* **SET TASK**:
Give back all the data exactly, line by line.

* **INFORMATION SHOWN**:
(begin)

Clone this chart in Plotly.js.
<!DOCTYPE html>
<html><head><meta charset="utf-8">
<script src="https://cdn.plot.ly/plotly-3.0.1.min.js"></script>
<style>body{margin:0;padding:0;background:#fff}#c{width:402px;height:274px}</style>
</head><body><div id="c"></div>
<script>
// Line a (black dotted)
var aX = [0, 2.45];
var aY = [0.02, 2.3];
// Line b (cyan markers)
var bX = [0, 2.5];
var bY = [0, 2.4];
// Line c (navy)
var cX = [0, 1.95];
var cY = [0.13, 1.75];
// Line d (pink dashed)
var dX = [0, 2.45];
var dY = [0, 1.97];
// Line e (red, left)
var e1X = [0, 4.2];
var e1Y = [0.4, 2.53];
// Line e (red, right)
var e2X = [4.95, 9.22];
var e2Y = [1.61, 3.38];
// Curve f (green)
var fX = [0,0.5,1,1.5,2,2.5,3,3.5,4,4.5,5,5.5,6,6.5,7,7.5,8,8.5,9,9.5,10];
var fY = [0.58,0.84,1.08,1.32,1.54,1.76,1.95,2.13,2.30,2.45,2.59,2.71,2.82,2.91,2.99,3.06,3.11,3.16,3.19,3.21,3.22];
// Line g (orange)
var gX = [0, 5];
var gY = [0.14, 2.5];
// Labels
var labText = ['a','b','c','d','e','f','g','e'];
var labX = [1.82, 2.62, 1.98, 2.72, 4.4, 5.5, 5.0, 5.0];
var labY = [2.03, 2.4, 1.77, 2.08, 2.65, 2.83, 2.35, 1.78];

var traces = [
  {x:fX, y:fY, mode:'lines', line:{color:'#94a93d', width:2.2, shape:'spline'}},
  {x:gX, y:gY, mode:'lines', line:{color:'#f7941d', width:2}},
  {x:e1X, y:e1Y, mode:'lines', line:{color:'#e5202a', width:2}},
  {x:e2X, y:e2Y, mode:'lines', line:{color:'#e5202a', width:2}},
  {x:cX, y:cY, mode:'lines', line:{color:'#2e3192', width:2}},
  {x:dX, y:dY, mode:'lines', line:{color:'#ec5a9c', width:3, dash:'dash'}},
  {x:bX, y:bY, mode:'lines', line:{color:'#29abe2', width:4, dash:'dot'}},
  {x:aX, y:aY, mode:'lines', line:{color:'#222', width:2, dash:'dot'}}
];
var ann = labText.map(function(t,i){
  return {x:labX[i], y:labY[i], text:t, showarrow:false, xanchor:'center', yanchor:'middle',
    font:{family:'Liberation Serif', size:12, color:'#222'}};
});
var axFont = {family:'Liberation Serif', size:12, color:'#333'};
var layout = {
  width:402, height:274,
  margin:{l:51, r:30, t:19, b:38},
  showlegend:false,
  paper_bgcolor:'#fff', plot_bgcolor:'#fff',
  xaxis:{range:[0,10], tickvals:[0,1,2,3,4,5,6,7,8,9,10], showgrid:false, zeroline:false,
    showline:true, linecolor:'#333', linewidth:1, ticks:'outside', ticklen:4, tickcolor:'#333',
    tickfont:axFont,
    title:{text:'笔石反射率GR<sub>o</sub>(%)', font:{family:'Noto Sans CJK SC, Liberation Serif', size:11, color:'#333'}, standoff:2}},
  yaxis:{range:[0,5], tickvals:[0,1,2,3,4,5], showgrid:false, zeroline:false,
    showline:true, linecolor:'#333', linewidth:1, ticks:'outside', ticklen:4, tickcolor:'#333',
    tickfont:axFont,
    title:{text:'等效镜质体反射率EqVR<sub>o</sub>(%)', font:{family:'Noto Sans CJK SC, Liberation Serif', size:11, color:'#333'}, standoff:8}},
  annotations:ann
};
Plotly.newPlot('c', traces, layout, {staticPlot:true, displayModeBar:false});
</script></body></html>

(end)

* **OUTPUT FOR THIS EXERCISE**:
Clone this chart in Plotly.js.
<!DOCTYPE html>
<html><head><meta charset="utf-8">
<script src="https://cdn.plot.ly/plotly-3.0.1.min.js"></script>
<style>body{margin:0;padding:0;background:#fff}#c{width:402px;height:274px}</style>
</head><body><div id="c"></div>
<script>
// Line a (black dotted)
var aX = [0, 2.45];
var aY = [0.02, 2.3];
// Line b (cyan markers)
var bX = [0, 2.5];
var bY = [0, 2.4];
// Line c (navy)
var cX = [0, 1.95];
var cY = [0.13, 1.75];
// Line d (pink dashed)
var dX = [0, 2.45];
var dY = [0, 1.97];
// Line e (red, left)
var e1X = [0, 4.2];
var e1Y = [0.4, 2.53];
// Line e (red, right)
var e2X = [4.95, 9.22];
var e2Y = [1.61, 3.38];
// Curve f (green)
var fX = [0,0.5,1,1.5,2,2.5,3,3.5,4,4.5,5,5.5,6,6.5,7,7.5,8,8.5,9,9.5,10];
var fY = [0.58,0.84,1.08,1.32,1.54,1.76,1.95,2.13,2.30,2.45,2.59,2.71,2.82,2.91,2.99,3.06,3.11,3.16,3.19,3.21,3.22];
// Line g (orange)
var gX = [0, 5];
var gY = [0.14, 2.5];
// Labels
var labText = ['a','b','c','d','e','f','g','e'];
var labX = [1.82, 2.62, 1.98, 2.72, 4.4, 5.5, 5.0, 5.0];
var labY = [2.03, 2.4, 1.77, 2.08, 2.65, 2.83, 2.35, 1.78];

var traces = [
  {x:fX, y:fY, mode:'lines', line:{color:'#94a93d', width:2.2, shape:'spline'}},
  {x:gX, y:gY, mode:'lines', line:{color:'#f7941d', width:2}},
  {x:e1X, y:e1Y, mode:'lines', line:{color:'#e5202a', width:2}},
  {x:e2X, y:e2Y, mode:'lines', line:{color:'#e5202a', width:2}},
  {x:cX, y:cY, mode:'lines', line:{color:'#2e3192', width:2}},
  {x:dX, y:dY, mode:'lines', line:{color:'#ec5a9c', width:3, dash:'dash'}},
  {x:bX, y:bY, mode:'lines', line:{color:'#29abe2', width:4, dash:'dot'}},
  {x:aX, y:aY, mode:'lines', line:{color:'#222', width:2, dash:'dot'}}
];
var ann = labText.map(function(t,i){
  return {x:labX[i], y:labY[i], text:t, showarrow:false, xanchor:'center', yanchor:'middle',
    font:{family:'Liberation Serif', size:12, color:'#222'}};
});
var axFont = {family:'Liberation Serif', size:12, color:'#333'};
var layout = {
  width:402, height:274,
  margin:{l:51, r:30, t:19, b:38},
  showlegend:false,
  paper_bgcolor:'#fff', plot_bgcolor:'#fff',
  xaxis:{range:[0,10], tickvals:[0,1,2,3,4,5,6,7,8,9,10], showgrid:false, zeroline:false,
    showline:true, linecolor:'#333', linewidth:1, ticks:'outside', ticklen:4, tickcolor:'#333',
    tickfont:axFont,
    title:{text:'笔石反射率GR<sub>o</sub>(%)', font:{family:'Noto Sans CJK SC, Liberation Serif', size:11, color:'#333'}, standoff:2}},
  yaxis:{range:[0,5], tickvals:[0,1,2,3,4,5], showgrid:false, zeroline:false,
    showline:true, linecolor:'#333', linewidth:1, ticks:'outside', ticklen:4, tickcolor:'#333',
    tickfont:axFont,
    title:{text:'等效镜质体反射率EqVR<sub>o</sub>(%)', font:{family:'Noto Sans CJK SC, Liberation Serif', size:11, color:'#333'}, standoff:8}},
  annotations:ann
};
Plotly.newPlot('c', traces, layout, {staticPlot:true, displayModeBar:false});
</script></body></html>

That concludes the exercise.